We can do so because, as Orange County, Calif., activist Shirley Grindle argued in 2001 in the Los Angeles Times, "There is no Democrat or Republican way to build a park, fill a pothole or rezone property. Partisan politics obscures the issues that every city council member and county supervisor must wrestle with. ... Solutions to (local) issues are not found in the platforms of political parties, for these are issues that cut across all party lines and are primarily outside the purview of political philosophy.

"We cannot afford to let local issues be decided on the basis of partisan politics, partisan fundraising and party registration."

In other words, voters casting ballots in nonpartisan races ought to be able to expect nonpartisan elected officials, not councilors and school board members beholden to a party platform or a DFL or Republican philosophy.

Is it appropriate for political parties to endorse in nonpartisan races? The News Tribune Opinion page this week put that question to up-for-re-election City Councilor Zack Filipovich, who plans to make his pitch at the DFL convention this morning.

"I'm not sure if I'm going to answer that," he replied. "That could be easily twisted to be one way or the other."

Winning the DFL Party endorsement, Filipovich said, even though the Duluth City Council is a nonpartisan elected body, "is about making sure folks know, just by three letters, DFL, by that endorsement, that this is where some of my values are. It's kind of that recognition, if you will, of where those DFL values are. I see endorsements as relationships, whether the beginning or continuation of relationships."

There's little secret why Duluth-area and Northland candidates seek relations with the DFL. They do so for the same reason Republican endorsements are sought in conservative strongholds: They want to win. And the reality is that many voters — far too many voters — don't take the time or do the work to consider the candidates, their stands, and their records. They rely instead, and far too often, on what's fed to them by whichever party vaguely aligns with their view of the world — or with their parents' view.
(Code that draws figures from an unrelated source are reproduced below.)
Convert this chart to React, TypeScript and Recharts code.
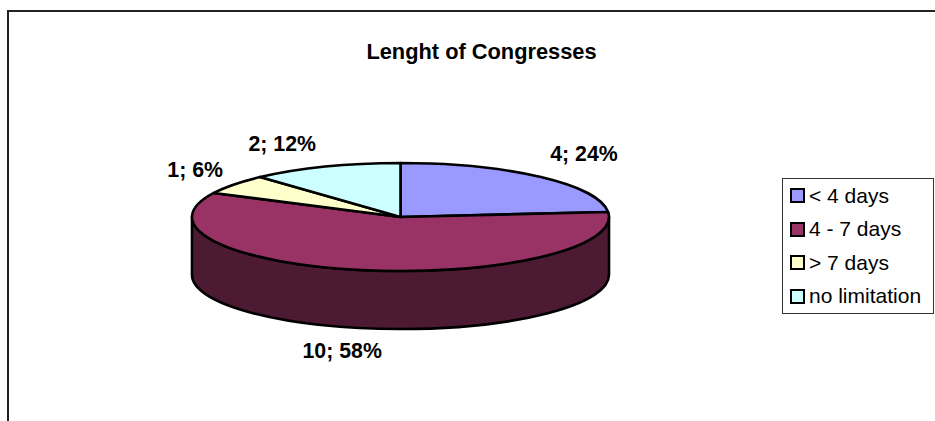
import React from 'react';
import { PieChart, Pie, Legend } from 'recharts';

const categories = ['< 4 days', '4 - 7 days', '> 7 days', 'no limitation'];
const counts = [4, 10, 1, 2];
const percents = [24, 58, 6, 12];
const topColors = ['#9999ff', '#993366', '#ffffcc', '#ccffff'];

const rows = categories.map((name, i) => ({
    name,
    value: counts[i],
    percent: percents[i],
    fill: topColors[i],
}));

const FONT = '"Liberation Sans", Arial, sans-serif';
const CX = 400.5;
const CY = 217;
const RX = 208.5;
const RY = 54;
const DEPTH = 58;
const WALL_COLOR = '#4d1a33';
const EDGE = 2.6;
// label nudges from the rim of each slice's middle angle
const labelNudge = [
    [43, -23],
    [-20, 81],
    [-39, -14],
    [-43, -23],
];

const rim = (deg: number, dy = 0) => {
    const a = (deg * Math.PI) / 180;
    return [CX + RX * Math.cos(a), CY - RY * Math.sin(a) + dy];
};

const TiltedSlice = (props: any) => {
    const { startAngle, endAngle, fill } = props;
    const [sx, sy] = rim(startAngle);
    const [ex, ey] = rim(endAngle);
    const large = Math.abs(startAngle - endAngle) > 180 ? 1 : 0;
    // the side wall only shows on the front half of the disc
    const from = Math.min(startAngle, 0);
    const to = Math.max(endAngle, -180);
    let wall = null;
    if (from > to) {
        const [ax, ay] = rim(from);
        const [bx, by] = rim(to);
        const [cx2, cy2] = rim(to, DEPTH);
        const [dx, dy] = rim(from, DEPTH);
        wall = (
            <path
                d={`M${ax},${ay} A${RX},${RY} 0 0 1 ${bx},${by} L${cx2},${cy2} A${RX},${RY} 0 0 0 ${dx},${dy} Z`}
                fill={WALL_COLOR}
                stroke="#000"
                strokeWidth={EDGE}
                strokeLinejoin="round"
            />
        );
    }
    return (
        <g>
            {wall}
            <path
                d={`M${CX},${CY} L${sx},${sy} A${RX},${RY} 0 ${large} 1 ${ex},${ey} Z`}
                fill={fill}
                stroke="#000"
                strokeWidth={EDGE}
                strokeLinejoin="round"
            />
        </g>
    );
};

const SliceLabel = (props: any) => {
    const { index, midAngle } = props;
    const [x, y] = rim(midAngle);
    return (
        <text
            x={x + labelNudge[index][0]}
            y={y + labelNudge[index][1]}
            textAnchor="middle"
            dominantBaseline="central"
            fontFamily={FONT}
            fontWeight="bold"
            fontSize={21.3}
            fill="#000"
        >
            {`${counts[index]}; ${percents[index]}%`}
        </text>
    );
};

const LegendBox = ({ payload }: any) => (
    <div
        style={{
            boxSizing: 'border-box',
            width: 152,
            height: 136,
            border: '1px solid #333',
            padding: '0 0 0 7px',
            fontFamily: FONT,
            fontSize: 21,
            color: '#000',
            background: '#fff',
        }}
    >
        {(payload || []).map((entry: any) => (
            <div key={entry.value} style={{ display: 'flex', alignItems: 'center', height: 33.5 }}>
                <span
                    style={{
                        boxSizing: 'border-box',
                        width: 15,
                        height: 15,
                        border: '2.5px solid #000',
                        background: entry.color,
                        marginRight: 4,
                    }}
                />
                {entry.value}
            </div>
        ))}
    </div>
);

export default function App() {
    return (
        <div style={{ position: 'fixed', left: 0, top: 0, width: 935, height: 421, background: '#fff', overflow: 'hidden' }}>
            <div
                style={{
                    position: 'absolute',
                    left: 7,
                    top: 10,
                    width: 940,
                    height: 420,
                    borderLeft: '2px solid #222',
                    borderTop: '2px solid #222',
                }}
            />
            <div style={{ position: 'absolute', left: 0, top: 0 }}>
                <PieChart width={935} height={421} margin={{ top: 0, right: 0, bottom: 0, left: 0 }}>
                    <text
                        x={481.5}
                        y={51}
                        textAnchor="middle"
                        dominantBaseline="central"
                        fontFamily={FONT}
                        fontWeight="bold"
                        fontSize={21.8}
                        fill="#000"
                    >
                        Lenght of Congresses
                    </text>
                    <Pie
                        data={rows}
                        dataKey="value"
                        nameKey="name"
                        cx={CX}
                        cy={CY}
                        innerRadius={0}
                        outerRadius={RX}
                        startAngle={90}
                        endAngle={-270}
                        shape={TiltedSlice}
                        label={SliceLabel}
                        labelLine={false}
                        isAnimationActive={false}
                    />
                    <Legend
                        content={LegendBox}
                        layout="vertical"
                        itemSorter={null}
                        wrapperStyle={{ position: 'absolute', left: 782, top: 178, width: 152, height: 136, bottom: 'auto' }}
                    />
                </PieChart>
            </div>
        </div>
    );
}
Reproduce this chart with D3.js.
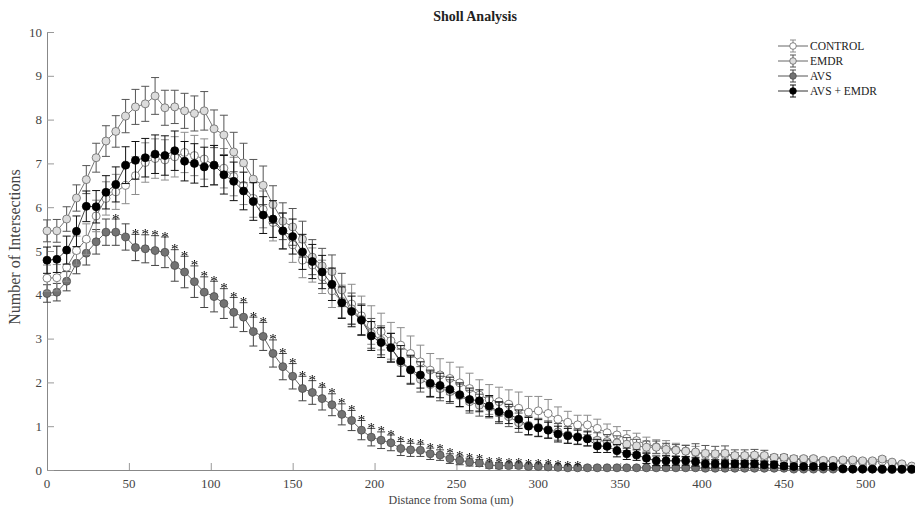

The timing of today's DFL Duluth endorsement convention is curious. The filing period for candidates doesn't even close for another 80 days, on Aug. 22. What if a better candidate emerges between now and then?

"That does happen," Kelli Latuska, chairwoman of the Duluth DFL, told the Opinion page this week. But the endorsement timing is specified in her organization's constitution.

As for endorsing in nonpartisan races, "The party decides to do that based on its platform and its values and the issues it wants to support in order to remain viable in the community," Latuska said. "I personally think it's appropriate because other groups, special-interest groups, endorse in those races. In order to maintain our viability as a party, we need to keep our fingers on the pulses of those races. ... This area's DFL members tend to think of ourselves as a grassroots system. We have an interest, no matter how small the race is."

The News Tribune, of course, also offers endorsements in elections, especially local races. But the newspaper isn't partisan and consistently has endorsed Republicans, Democrats, and independents. The support goes to the candidate best for the position and is made only after extensive research and interviewing, whether that's conducted one-on-one or via a public candidate forum.

Newspaper endorsements are a proud tradition and a longstanding public service. They're intended to spark conversations about candidates and the issues.

Rather than telling anyone who to vote for, the News Tribune's endorsements, determined by the editorial board, provide information and offer an opinion. The newspaper then provides space for others to offer their own views on the races, the candidates, and how best to run our communities' governing bodies. The goal is a better-informed electorate.

Political parties, by simply attaching their letter to a candidate's name — R or D (or, in Minnesota, DFL) — and then expecting their members to rubberstamp the pick, can't say the same. In local races, the parties only make partisan what are and what need to remain nonpartisan elections. The parties can stay out.